As it stands today, women are not guaranteed equal rights under the law.


“Equal Means Equal,” a documentary directed by Kamala Lopez, was screened at Ohio University Chillicothe March 21 to an audience of students, faculty, staff and local women’s rights activists who were exposed to the fact that women are not afforded equal rights protection under the constitution.


The 90-minute film highlights the push for an Equal Rights Amendment to the constitution, which began more than 45 years ago, and underlined numerous equal rights issues that women are facing in society today.


As it stands, only two more states are needed to pass the ERA and once Congress drops the deadline originally imposed, it can become law.  


The passage of the ERA would ensure, “equality of rights under the law shall not be denied or abridged by the United States or by any state on account of sex.”


The film was brought to OUC by the efforts of the school’s cultural committee and student organization S.A.G.E. or students advocating for gender equality. Dr. Marguerite Hernandez, Assistant Professor of Sociology and cultural committee member, was instrumental in bringing the idea to life because of the important message it depicts.


“After watching the documentary and hearing Lopez speak about her work, I hope students are more knowledgeable about why Lopez and others are arguing for the ratification of the Equal Rights Amendment,” Hernandez said. “I also hope they gain a greater understanding that Lopez’s work is part of a larger social movement carried out by individuals from generations past. Many of the legal rights and protections that women enjoy today came as a result of social movement efforts to secure those rights despite great opposition from society. While these gains are significant, research demonstrates that inequality on the basis of sex and gender still exist in today’s society. Because of this, social movement actors, like Lopez, continue the work started by feminists in 1923 with the goal of guaranteeing all citizens the same legal rights and protections through the U.S. Constitution, no matter the sex of the citizen.”


Lopez, an actress who spent years traveling the country to document the issues facing women while working on the film, was a special guest for the screening and held a question and answer forum after the movie to discuss its importance and what actions could be taken in the future.


Questions during the question and answer forum included topics on feminism and the feminist movement, how to be more involved in activism, equality for all human beings and the future of the ERA.


“It’s our responsibility…,” Lopez said in response to a student’s question. “It’s our responsibility to give them [the Supreme Court] the tools that they need so when the case arrives they can say, ‘no, you can’t do that,’ because women are human beings.”


When asked about feminism and the negative connotation surrounding it, Lopez commented,

“The definition of feminism is in no possible way controversial and in no possible way can be stigmatized.” She continued, “people aren’t looking up the word and its meaning.
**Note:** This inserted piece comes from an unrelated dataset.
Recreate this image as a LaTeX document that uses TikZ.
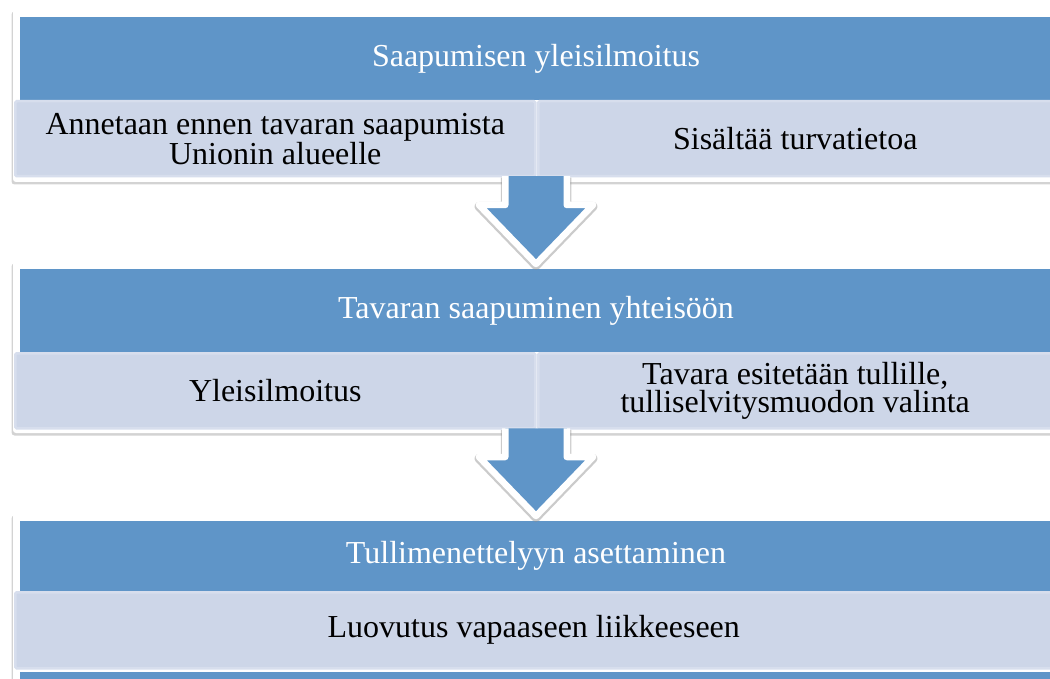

A feminist believes that all human beings are created equally and deserve equality, and that’s not controversial.”


Toward the end of the forum, Lopez summarized, “Equal rights are a basic human and civil right for all people.”


OUC professors plan to continue to conversation generated by the film.


“I am eager to discuss Lopez’s arguments with my students and to hear their thoughts on the subject matter,” said Hernandez, who teaches Sociology. “I also know that S.A.G.E. is committed to continuing the discussion sparked by this event with their fellow students, members of the community, and elected officials.”